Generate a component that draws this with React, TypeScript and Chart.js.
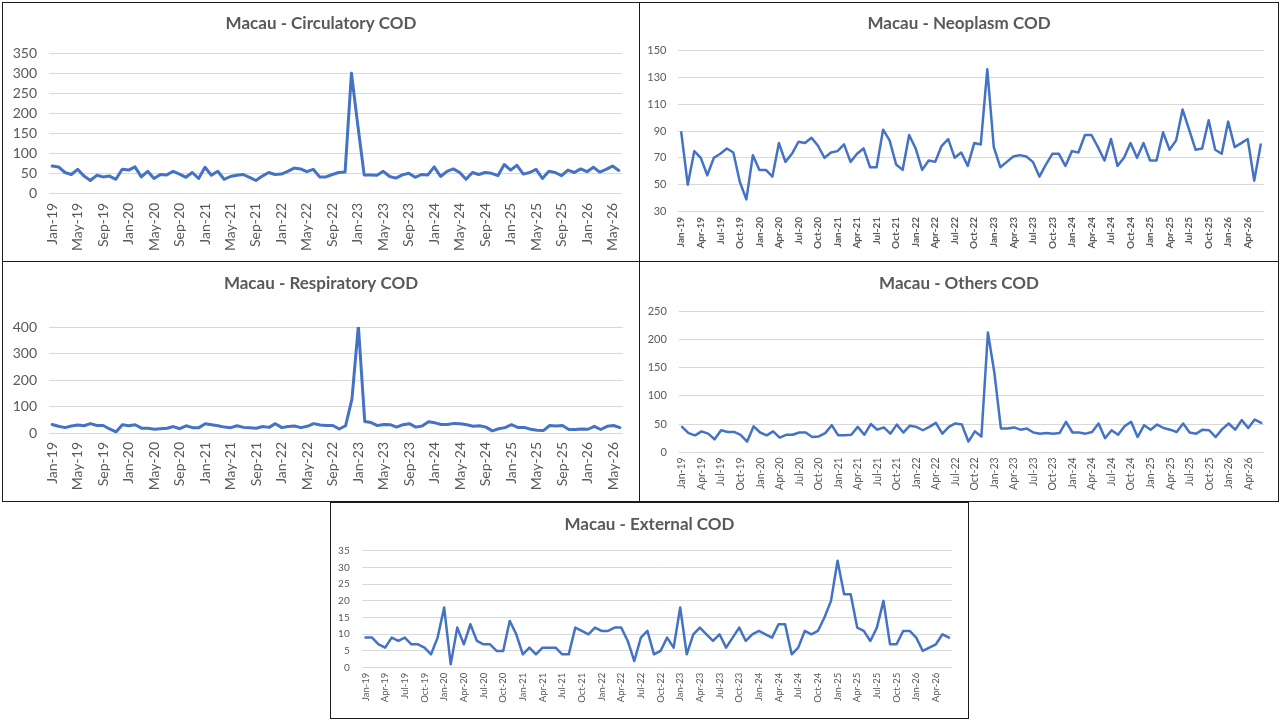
import React, { useEffect, useRef } from "react";
import { Chart, registerables } from "chart.js";

Chart.register(...registerables);

const MONTHS = ["Jan", "Feb", "Mar", "Apr", "May", "Jun", "Jul", "Aug", "Sep", "Oct", "Nov", "Dec"];
const YEARS = ["19", "20", "21", "22", "23", "24", "25", "26"];
const monthLabels: string[] = YEARS.flatMap((y) => MONTHS.map((m) => `${m}-${y}`)).slice(0, 90);

const circulatory = [
  68, 66, 52, 47, 60, 43, 32, 45, 41, 43,
  35, 60, 58, 66, 41, 55, 37, 47, 46, 55,
  48, 40, 52, 37, 65, 45, 55, 35, 42, 45,
  47, 40, 32, 43, 52, 47, 48, 55, 63, 61,
  54, 60, 41, 41, 47, 52, 53, 300, 170, 46,
  46, 45, 55, 42, 38, 46, 50, 40, 47, 46,
  66, 42, 55, 61, 52, 35, 52, 47, 52, 50,
  44, 72, 58, 70, 48, 52, 60, 37, 55, 52,
  44, 58, 52, 61, 54, 65, 53, 60, 68, 57,
];

const neoplasm = [
  89, 50, 75, 70, 57, 70, 73, 77, 74, 52,
  39, 72, 61, 61, 56, 81, 67, 73, 82, 81,
  85, 79, 70, 74, 75, 80, 67, 73, 77, 63,
  63, 91, 83, 65, 61, 87, 77, 61, 68, 67,
  79, 84, 70, 74, 64, 81, 80, 136, 78, 63,
  67, 71, 72, 71, 67, 56, 65, 73, 73, 64,
  75, 74, 87, 87, 78, 68, 84, 64, 70, 81,
  70, 81, 68, 68, 89, 76, 83, 106, 91, 76,
  77, 98, 76, 73, 97, 78, 81, 84, 53, 80,
];

const respiratory = [
  34, 27, 22, 28, 32, 29, 37, 30, 30, 17,
  6, 33, 29, 33, 20, 20, 16, 18, 20, 26,
  18, 29, 22, 22, 37, 33, 29, 24, 22, 29,
  23, 22, 20, 26, 23, 37, 22, 26, 28, 22,
  27, 37, 32, 30, 30, 17, 29, 130, 405, 45,
  41, 30, 34, 33, 24, 33, 37, 24, 28, 44,
  40, 34, 34, 38, 37, 33, 27, 29, 24, 10,
  18, 22, 33, 23, 23, 16, 12, 11, 30, 28,
  30, 15, 15, 17, 16, 27, 15, 27, 30, 22,
];

const others = [
  45, 34, 30, 37, 33, 23, 39, 36, 36, 31,
  19, 46, 35, 30, 37, 26, 31, 31, 35, 35,
  27, 28, 34, 48, 30, 30, 31, 45, 31, 50,
  40, 44, 33, 49, 35, 47, 45, 39, 45, 52,
  33, 45, 51, 49, 19, 37, 28, 212, 140, 42,
  42, 44, 40, 42, 35, 33, 34, 33, 34, 54,
  35, 35, 33, 36, 51, 25, 39, 31, 46, 54,
  27, 48, 40, 49, 43, 40, 36, 51, 35, 33,
  40, 39, 27, 41, 51, 40, 57, 43, 58, 52,
];

const external = [
  9, 9, 7, 6, 9, 8, 9, 7, 7, 6,
  4, 9, 18, 1, 12, 7, 13, 8, 7, 7,
  5, 5, 14, 10, 4, 6, 4, 6, 6, 6,
  4, 4, 12, 11, 10, 12, 11, 11, 12, 12,
  8, 2, 9, 11, 4, 5, 9, 6, 18, 4,
  10, 12, 10, 8, 10, 6, 9, 12, 8, 10,
  11, 10, 9, 13, 13, 4, 6, 11, 10, 11,
  15, 20, 32, 22, 22, 12, 11, 8, 12, 20,
  7, 7, 11, 11, 9, 5, 6, 7, 10, 9,
];

const FONT = "Lato, 'Liberation Sans', sans-serif";
const TEXT = "#595959";
const LINE = "#4472C4";
const GRID = "#D9D9D9";

type Panel = {
  title: string;
  values: number[];
  box: { left: number; top: number; width: number; height: number };
  area: { left: number; right: number; top: number; bottom: number };
  yMin: number;
  yMax: number;
  yStep: number;
  labelEvery: number;
  yFont: number;
  xFont: number;
  xBold: boolean;
  titleY: number;
  titleSize: number;
  yPad: number;
  xPad: number;
  lineWidth: number;
};

const panels: Panel[] = [
  {
    title: "Macau - Circulatory COD",
    values: circulatory,
    box: { left: 2, top: 2, width: 638, height: 260 },
    area: { left: 46, right: 623.5, top: 50.3, bottom: 190.3 },
    yMin: 0, yMax: 350, yStep: 50, labelEvery: 4,
    yFont: 14, xFont: 14, xBold: false, titleY: 21, titleSize: 17,
    yPad: 12, xPad: 9.5, lineWidth: 3,
  },
  {
    title: "Macau - Neoplasm COD",
    values: neoplasm,
    box: { left: 639, top: 2, width: 640, height: 260 },
    area: { left: 38, right: 624, top: 47.5, bottom: 208.5 },
    yMin: 30, yMax: 150, yStep: 20, labelEvery: 3,
    yFont: 11, xFont: 10, xBold: true, titleY: 21, titleSize: 17,
    yPad: 11.5, xPad: 5.5, lineWidth: 2.5,
  },
  {
    title: "Macau - Respiratory COD",
    values: respiratory,
    box: { left: 2, top: 261, width: 638, height: 241 },
    area: { left: 46, right: 623.5, top: 65, bottom: 171.5 },
    yMin: 0, yMax: 400, yStep: 100, labelEvery: 4,
    yFont: 14, xFont: 14, xBold: false, titleY: 22, titleSize: 17,
    yPad: 12, xPad: 8.5, lineWidth: 3,
  },
  {
    title: "Macau - Others COD",
    values: others,
    box: { left: 639, top: 261, width: 640, height: 241 },
    area: { left: 38.8, right: 624.5, top: 49, bottom: 190.3 },
    yMin: 0, yMax: 250, yStep: 50, labelEvery: 3,
    yFont: 11, xFont: 10.5, xBold: false, titleY: 22, titleSize: 17,
    yPad: 12, xPad: 5, lineWidth: 2.5,
  },
  {
    title: "Macau - External COD",
    values: external,
    box: { left: 330, top: 502, width: 639, height: 217 },
    area: { left: 31.2, right: 621.3, top: 47.7, bottom: 164.7 },
    yMin: 0, yMax: 35, yStep: 5, labelEvery: 3,
    yFont: 10, xFont: 9.5, xBold: false, titleY: 21.7, titleSize: 17,
    yPad: 12.5, xPad: 5, lineWidth: 2.5,
  },
];

function ChartPanel({ p }: { p: Panel }) {
  const ref = useRef<HTMLCanvasElement | null>(null);
  const W = p.box.width - 2;
  const H = p.box.height - 2;

  useEffect(() => {
    if (!ref.current) return;
    const R = W - p.area.right;
    const lh = p.titleSize * 1.2;
    const chart = new Chart(ref.current, {
      type: "line",
      data: {
        labels: monthLabels,
        datasets: [
          {
            data: p.values,
            yAxisID: "y",
            borderColor: LINE,
            backgroundColor: LINE,
            borderWidth: p.lineWidth,
            pointRadius: 0,
            tension: 0,
            fill: false,
            borderJoinStyle: "round",
            borderCapStyle: "round",
          },
        ],
      },
      options: {
        animation: false,
        responsive: false,
        maintainAspectRatio: false,
        layout: { padding: 0 },
        plugins: {
          legend: { display: false },
          tooltip: { enabled: false },
          title: {
            display: true,
            text: p.title,
            color: TEXT,
            font: { family: FONT, size: p.titleSize, weight: "bold" },
            padding: { top: p.titleY - lh / 2, bottom: p.area.top - p.titleY - lh / 2 },
          },
        },
        scales: {
          x: {
            type: "category",
            offset: true,
            grid: { display: false, drawTicks: false },
            border: { display: false },
            ticks: {
              autoSkip: false,
              maxRotation: 90,
              minRotation: 90,
              padding: p.xPad,
              color: TEXT,
              font: { family: FONT, size: p.xFont, weight: p.xBold ? "bold" : "normal" },
              callback: (_v: any, i: number) => (i % p.labelEvery === 0 ? monthLabels[i] : null),
            },
            afterFit: (s: any) => {
              s.height = H - p.area.bottom;
            },
          },
          y: {
            position: "left",
            min: p.yMin,
            max: p.yMax,
            grid: { color: GRID, drawTicks: false, lineWidth: 1 },
            border: { display: false },
            ticks: {
              stepSize: p.yStep,
              padding: p.yPad,
              color: TEXT,
              font: { family: FONT, size: p.yFont },
            },
            afterFit: (s: any) => {
              s.width = p.area.left;
            },
          },
          spacer: {
            type: "linear",
            position: "right",
            display: true,
            grid: { display: false, drawTicks: false },
            border: { display: false },
            ticks: { display: false },
            afterFit: (s: any) => {
              s.width = R;
            },
          },
        },
      },
    } as any);
    return () => chart.destroy();
  }, []);

  return (
    <div
      style={{
        position: "absolute",
        left: p.box.left,
        top: p.box.top,
        width: p.box.width,
        height: p.box.height,
        boxSizing: "border-box",
        border: "1px solid #1a1a1a",
        background: "#fff",
      }}
    >
      <canvas ref={ref} width={W} height={H} style={{ display: "block", width: W, height: H }} />
    </div>
  );
}

export default function App() {
  return (
    <div style={{ position: "absolute", left: 0, top: 0, width: 1280, height: 720, background: "#fff", overflow: "hidden" }}>
      {panels.map((p) => (
        <ChartPanel key={p.title} p={p} />
      ))}
    </div>
  );
}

Work instructions -> From the top of the listing above, repeat each line exactly until you reach the line containing "Chart.register(...registerables);", and repeat that one too. Leave the pictures out.

The response ->
Generate a component that draws this with React, TypeScript and Chart.js.
import React, { useEffect, useRef } from "react";
import { Chart, registerables } from "chart.js";

Chart.register(...registerables);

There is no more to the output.